Looks like it's time to reformat...

Date: 2004-04-08 09:27 pm (UTC)
From: [identity profile] dancinghorse.livejournal.com
Three actually, but one's a collaboration and not yet sold, so that's less urgent.

It's...challenging.

Time to Get To Work. Though not tonight. Tonight I think will be about Sleep.

Date: 2004-04-08 09:41 pm (UTC)
From: [identity profile] kristine-smith.livejournal.com
I wish I could work on multiple projects at one time. I think it's a great thing to be able to do...assuming the foot isn't pressing down too hard on the neck.

I think it helps keep the brain nimble. The few times I have been able to work on things outside the current series box, it did me a lot of good.

Date: 2004-04-08 11:08 pm (UTC)
From: [identity profile] dancinghorse.livejournal.com
The foot is on the neck. One book a year would be bliss. But.

Have you started the book yet or are you at the glaring-at-outline stage? I have one of those, and one that is started and needs to have more pages in it.

Date: 2004-04-09 09:16 am (UTC)
From: [identity profile] kristine-smith.livejournal.com
>The foot is on the neck. One book a year would be >bliss. But.

One book a year is too much for me with the day job. Took 4 books for me to figure out I'm a slow writer.

>Have you started the book yet or are you at the >glaring-at-outline stage? I have one of those, and >one that is started and needs to have more pages in >it.

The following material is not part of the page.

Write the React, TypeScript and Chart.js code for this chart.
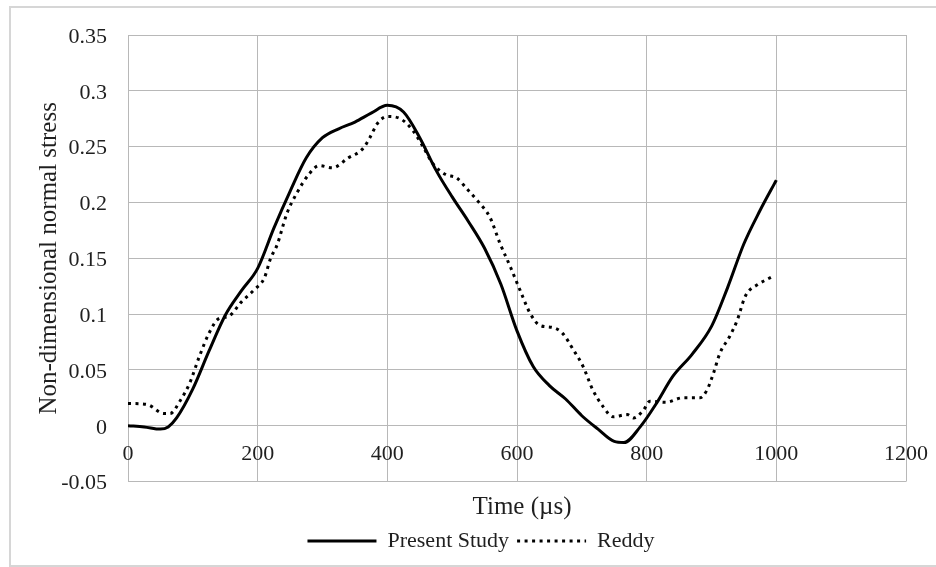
import React, { useEffect, useRef } from 'react';
import { Chart, registerables } from 'chart.js';

Chart.register(...registerables);

// ---- data ----
const presentTime = [0, 25, 50, 62, 75, 100, 125, 150, 175, 200, 225, 250, 275, 300, 325, 350, 375, 400, 425, 450, 475, 500, 525, 550, 575, 600, 625, 650, 675, 700, 725, 750, 765, 790, 815, 840, 870, 900, 925, 950, 975, 1000];
const presentStress = [0, -0.001, -0.003, -0.001, 0.007, 0.033, 0.067, 0.099, 0.121, 0.141, 0.177, 0.21, 0.24, 0.258, 0.266, 0.272, 0.28, 0.287, 0.281, 0.258, 0.229, 0.205, 0.183, 0.159, 0.127, 0.085, 0.053, 0.036, 0.024, 0.009, -0.003, -0.014, -0.015, -0.001, 0.02, 0.044, 0.064, 0.089, 0.124, 0.163, 0.193, 0.22];

const reddyTime = [0, 30, 55, 65, 80, 95, 110, 125, 140, 155, 175, 195, 210, 220, 230, 245, 260, 280, 295, 315, 340, 362, 373, 385, 400, 420, 440, 455, 470, 490, 507, 523, 540, 558, 574, 590, 605, 620, 635, 655, 670, 687, 702, 717, 733, 748, 770, 780, 795, 805, 830, 855, 882, 893, 903, 913, 928, 940, 950, 955, 970, 995];
const reddyStress = [0.02, 0.019, 0.011, 0.011, 0.022, 0.038, 0.062, 0.083, 0.096, 0.098, 0.111, 0.122, 0.132, 0.15, 0.162, 0.19, 0.208, 0.226, 0.233, 0.231, 0.24, 0.248, 0.258, 0.271, 0.277, 0.275, 0.264, 0.25, 0.235, 0.225, 0.222, 0.212, 0.201, 0.187, 0.163, 0.142, 0.121, 0.101, 0.09, 0.088, 0.083, 0.068, 0.053, 0.032, 0.017, 0.008, 0.01, 0.007, 0.014, 0.022, 0.021, 0.025, 0.025, 0.032, 0.047, 0.065, 0.08, 0.095, 0.113, 0.119, 0.126, 0.134];

const seriesNames = ['Present Study', 'Reddy'];
const xTickValues = [0, 200, 400, 600, 800, 1000, 1200];
const xTickLabels = ['0', '200', '400', '600', '800', '1000', '1200'];
const yTickValues = [-0.05, 0, 0.05, 0.1, 0.15, 0.2, 0.25, 0.3, 0.35];
const yTickLabels = ['-0.05', '0', '0.05', '0.1', '0.15', '0.2', '0.25', '0.3', '0.35'];
const xTitle = 'Time (\u00b5s)';
const yTitle = 'Non-dimensional normal stress';

const FONT = "'Liberation Serif', 'Times New Roman', serif";
const TEXT = '#1f1f1f';
const GRID = '#b8b8b8';

const shiftBoxes = {
  id: 'shiftBoxes',
  afterLayout(chart: any) {
    const lg = chart.legend;
    if (lg) {
      lg.left += 28;
      lg.right += 28;
    }
    const t = chart.titleBlock;
    if (t) {
      t.left += 5;
      t.right += 5;
    }
  },
};

export default function App() {
  const ref = useRef<HTMLCanvasElement | null>(null);

  useEffect(() => {
    if (!ref.current) return;
    const chart = new Chart(ref.current, {
      type: 'line',
      data: {
        datasets: [
          {
            label: seriesNames[0],
            data: presentTime.map((t, i) => ({ x: t, y: presentStress[i] })),
            borderColor: '#000',
            backgroundColor: '#000',
            borderWidth: 3,
            borderCapStyle: 'butt',
            pointRadius: 0,
            cubicInterpolationMode: 'monotone',
            fill: false,
          },
          {
            label: seriesNames[1],
            data: reddyTime.map((t, i) => ({ x: t, y: reddyStress[i] })),
            borderColor: '#000',
            backgroundColor: '#000',
            borderWidth: 3,
            borderDash: [3, 4.5],
            borderCapStyle: 'butt',
            pointRadius: 0,
            cubicInterpolationMode: 'monotone',
            fill: false,
          },
        ],
      },
      options: {
        responsive: false,
        animation: false,
        devicePixelRatio: 1,
        layout: { padding: { left: 0, top: 35, right: 30, bottom: 5 } },
        scales: {
          x: {
            type: 'linear',
            min: 0,
            max: 1200,
            position: { y: 0 } as any,
            afterBuildTicks: (s: any) => {
              s.ticks = xTickValues.map((v) => ({ value: v }));
            },
            afterFit: (s: any) => {
              s.height = 0;
              s.paddingLeft = 0;
              s.paddingRight = 0;
            },
            grid: { color: GRID, lineWidth: 1, drawTicks: false },
            border: { display: false },
            ticks: {
              padding: 15,
              autoSkip: false,
              maxRotation: 0,
              font: { family: FONT, size: 22 },
              color: TEXT,
              callback: (_v: any, i: number) => xTickLabels[i],
            },
          },
          y: {
            type: 'linear',
            min: -0.05,
            max: 0.35,
            position: 'left',
            afterBuildTicks: (s: any) => {
              s.ticks = yTickValues.map((v) => ({ value: v }));
            },
            afterFit: (s: any) => {
              s.width = 128;
            },
            grid: { color: GRID, lineWidth: 1, drawTicks: false },
            border: { display: false },
            ticks: {
              padding: 21,
              labelOffset: 2,
              autoSkip: false,
              font: { family: FONT, size: 22 },
              color: TEXT,
              callback: (_v: any, i: number) => yTickLabels[i],
            },
            title: {
              display: true,
              text: yTitle,
              color: TEXT,
              font: { family: FONT, size: 25, weight: 'normal' },
              padding: { top: 34, bottom: 0 },
            },
          },
        },
        plugins: {
          tooltip: { enabled: false },
          title: {
            display: true,
            text: xTitle,
            position: 'bottom',
            fullSize: false,
            weight: 500,
            color: TEXT,
            font: { family: FONT, size: 25, weight: 'normal' },
            padding: { top: 10.4, bottom: 0 },
          },
          legend: {
            display: true,
            position: 'bottom',
            labels: {
              usePointStyle: false,
              boxWidth: 69,
              boxHeight: 0,
              padding: 8,
              color: TEXT,
              font: { family: FONT, size: 22 },
            },
          },
        },
      } as any,
      plugins: [shiftBoxes],
    });
    return () => chart.destroy();
  }, []);

  return (
    <div
      style={{
        position: 'fixed',
        left: 0,
        top: 0,
        width: 936,
        height: 567,
        background: '#ffffff',
        overflow: 'hidden',
      }}
    >
      <div
        style={{
          position: 'absolute',
          left: 9,
          top: 6,
          width: 1000,
          height: 557,
          border: '2px solid #d6d6d6',
        }}
      />
      <canvas
        ref={ref}
        width={936}
        height={567}
        style={{ position: 'absolute', left: 0, top: 0, width: 936, height: 567 }}
      />
    </div>
  );
}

I have a first chapter. I don't like it, but it's a start. I am trying to bribe myself with the fact that if I slog through a couple of chapters of set-up and Byzantine Political Maneuverings (tm), I can then move on to the initial meeting between my protag and ex-lover-who-will-not-stay-ex. Those are fun.

Multiple carrots inserted along the length of this book will help. For once, I think the danged outline may do me some good. This will most likely be the last book in the series, with much tying up of loose ends and relationship resolution. I need a map.

One problem is, I put so much into the outline that part of me feels I've already written the book. My outlines are 50-90 pages long, double-spaced, with snatches of dialogue and asides about motivations. This is probably my best outline. Now I need to shake the feeling that it's time to move on.

Date: 2004-04-09 09:29 am (UTC)
From: [identity profile] dancinghorse.livejournal.com
Please do save Cary Elwes. He is well worth saving.

I Worried about the whole outline thang when I had to do the formal (as in you write it, you get paid for it) proposal dealie for Luna. It's not my culture, dammit. But it turned out to be OK and 10 or so pages was fine. Whew. I would tend, like you, to figure I'd written the book if I got any more detailed.

Of cuss now I have to write the book. Meanwhile I'm insisting on tackling the one for Roc, which is a historical, which means I have to reread key parts of the research first. Work, it's too much like work.

What we need is a very attractive male wielding a scorpion whip. Harder, Westley. Harder!

Date: 2004-04-09 03:14 pm (UTC)
From: [identity profile] kristine-smith.livejournal.com
>Please do save Cary Elwes. He is well worth saving.

La voila! Or is it "Le voila"?

It''s a good picture. Hope it comes through.

Date: 2004-04-09 07:21 pm (UTC)
From: [identity profile] kristine-smith.livejournal.com
I saved Cary. I need to go out and save more Cary.

Outlining is not my culture, either--I am a set-of-the-pants plotter, a point that I prove every time a character squirms out from under and does what s/he will. Agent tried to get editor to forego outlines, but editor was adamant.

I find that the outline detail helps me work out motivation and get a grip on the mystery subplot that is usually present. I didn't have a mystery in the last book, which was a nice change of pace. No clues to set out. No midnight realizations that a character was talking about something on page 300 that they didn't find out until page 375.

For the last book, which was late, they actually planned and executed the cover based on the outline. Lucky for me the turns the story took weren't too sharp.

OTOH, my covers have only the loosest connections to my plots, so maybe it doesn't matter all that much.

Date: 2004-04-09 07:23 pm (UTC)
From: [identity profile] kristine-smith.livejournal.com
That's "seat-of-the-pants" plotter.

Words are my life. Getting them right is something else entirely.

Date: 2004-04-09 07:48 pm (UTC)
From: [identity profile] dancinghorse.livejournal.com
The latest cover was one of those "Is your outline really like the book?" deals. I had to say no, then send them chapters. Urk. Never again.

I don't mind writing outlines as long as the editor understands that I treat them as guidelines, sometimes very general ones, rather than Holy Writ.